I am currently studying calculus in Russian and my course book is very rigorous.I used to think that I understand everything but I recently noticed that I only understand the logical steps in proofs of theorems and I actually don't understand all the formulas and theorems intuitively and can't see the motivation in proofs.Is there any way to improve intuitive understanding and really feel how mathematics works ,could you recommend any books?
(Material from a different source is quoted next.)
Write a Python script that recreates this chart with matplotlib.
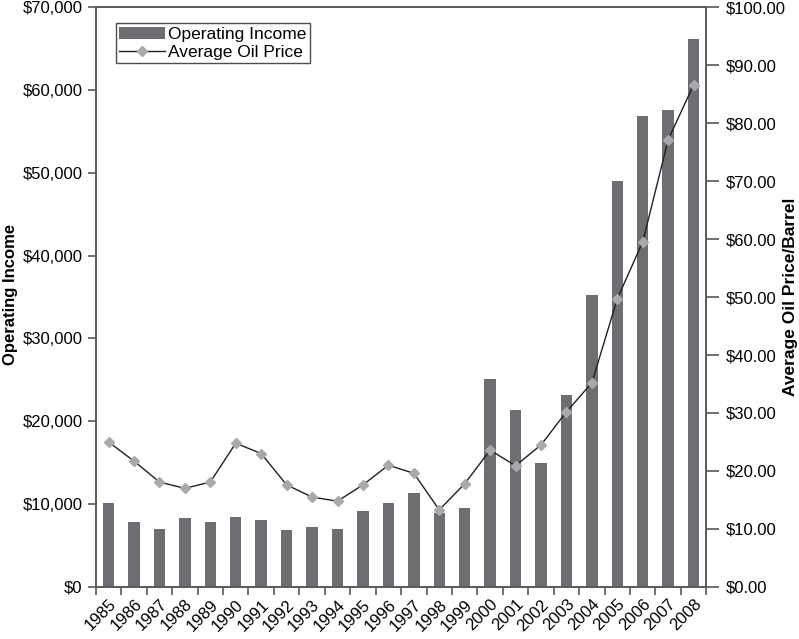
import matplotlib.pyplot as plt
from matplotlib.ticker import FuncFormatter, FixedLocator

plt.rcParams['font.family'] = ['Liberation Sans', 'DejaVu Sans']

# Data
years = [str(y) for y in range(1985, 2009)]
operating_income = [10100, 7800, 7000, 8300, 7900, 8500, 8050, 6850, 7300, 6950,
                    9150, 10100, 11400, 8900, 9550, 25100, 21400, 14950, 23150,
                    35200, 49000, 56800, 57550, 66150]
oil_price = [25.0, 21.7, 18.1, 17.0, 18.1, 24.8, 23.0, 17.6, 15.5, 14.8,
             17.6, 21.0, 19.6, 13.3, 17.8, 23.6, 20.9, 24.5, 30.2, 35.2,
             49.7, 59.5, 77.1, 86.6]

bar_color = '#6d6e71'
marker_color = '#a7a9ac'
spine_color = '#58595b'

fig = plt.figure(figsize=(7.99, 6.39), dpi=100)
ax = fig.add_axes([0.120, 0.0814, 0.764, 0.9076])
ax2 = ax.twinx()

x = list(range(len(years)))
bars = ax.bar(x, operating_income, width=0.45, color=bar_color, label='Operating Income', zorder=2)
line, = ax2.plot(x, oil_price, color='#231f20', linewidth=1.0, marker='D', markersize=5,
                 markerfacecolor=marker_color, markeredgecolor=marker_color,
                 label='Average Oil Price', zorder=3)

ax.set_xlim(-0.5, len(years) - 0.5)
ax.set_ylim(0, 70000)
ax2.set_ylim(0, 100)
ax.set_yticks(range(0, 70001, 10000))
ax2.set_yticks(range(0, 101, 10))
ax.yaxis.set_major_formatter(FuncFormatter(lambda v, p: '${:,.0f}'.format(v)))
ax2.yaxis.set_major_formatter(FuncFormatter(lambda v, p: '${:.2f}'.format(v)))

# tick marks at category boundaries, labels under bars
ax.set_xticks(x)
ax.set_xticklabels(years, rotation=45, ha='right', rotation_mode='anchor')
ax.xaxis.set_minor_locator(FixedLocator([i - 0.5 for i in range(len(years) + 1)]))
ax.tick_params(axis='x', which='major', length=0, pad=7, labelsize=12)
ax.tick_params(axis='x', which='minor', length=6, width=1.2, color=spine_color)
ax.tick_params(axis='y', length=6, width=1.2, color=spine_color, labelsize=12)
ax2.tick_params(axis='y', length=9, width=1.2, color=spine_color, labelsize=12, pad=5)

for a in (ax, ax2):
    for s in a.spines.values():
        s.set_color(spine_color)
        s.set_linewidth(1.2)

ax.set_ylabel('Operating Income', fontsize=12, fontweight='bold')
ax.yaxis.set_label_coords(-0.128, 0.505)
ax2.set_ylabel('Average Oil Price/Barrel', fontsize=12.5, fontweight='bold', rotation=90)
ax2.yaxis.set_label_coords(1.126, 0.5)

leg = ax.legend([bars, line], ['Operating Income', 'Average Oil Price'],
                loc='upper left', bbox_to_anchor=(0.033, 0.972), fontsize=12.5,
                frameon=True, fancybox=False, edgecolor='#231f20', borderpad=0.2,
                handlelength=2.6, handletextpad=0.2, labelspacing=0.15,
                borderaxespad=0)
leg.get_frame().set_linewidth(1.0)

fig.savefig('out.png', dpi=100)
[Math] Understanding calculus formulas intuitively
calculussoft-question
Best Answer
Look for the real world idea the proof is trying to capture; in calculus real world examples should be fairly reliable in many cases. Once you have this, intuitive hand-wavy reasoning can tell you the direction in which to apply your more formal efforts. For example, the product rule can be seen as follows:
Take a rectangle whose side lengths change through time. Let one side be given by $f(t)$ and the other by $g(t)$. How does the area $A=f(t)g(t)$ change? Extend two perpendicular sides in one direction (to represent changes in $f$ and $g$) to make a slightly larger box, and label the resulting L-shaped area $\Delta A$. This can be split into three rectangles, and we see that
$$\Delta (fg)=f\Delta g+g\Delta f+\Delta f\Delta g$$
Dividing by $\Delta t$ and (this is very handwavy) taking the limit as all the deltas go to zero gives
$$(fg)'=fg'+gf'$$
Is this a proof? Absolutely not. It glosses over a lot, and it only handles positive $f$ and $g$, as well as positive changes. But it gives you a hint of what you should be looking for. You could then take this result of how an intuitive example of product changes and create the formal setup:
$$\lim_{h\to 0}\frac{(f(x+h)-f(x))(g(x+h)-g(x))}h$$
And ask how to get this into something that looks roughly like
$$\lim_{h\to 0} f(x)\frac{g(x+h)-g(x)}h+g(x)\frac{f(x+h)-f(x)}h$$
Which is a natural first guess for the formal form of the sloppy area answer. In fact this doesn't quite work: what ends up working is replacing $f(x)$ with $\frac{f(x+h)+f(x)}2$ and similarly for $g(x)$. But the point is that we know where we want to go, and this makes our lives much easier. We might not get there immediately; how to get there can still be confusing. But this is an amazing help. If you're looking for motivation of proofs, look for the main idea that's being captured by the result of the proof and try to set that up to get an idea of where you're headed without worrying too much about formality. Often times part of a proof will suggest itself, and the suggestion can then be tackled properly. Directionless math is very rarely insightful.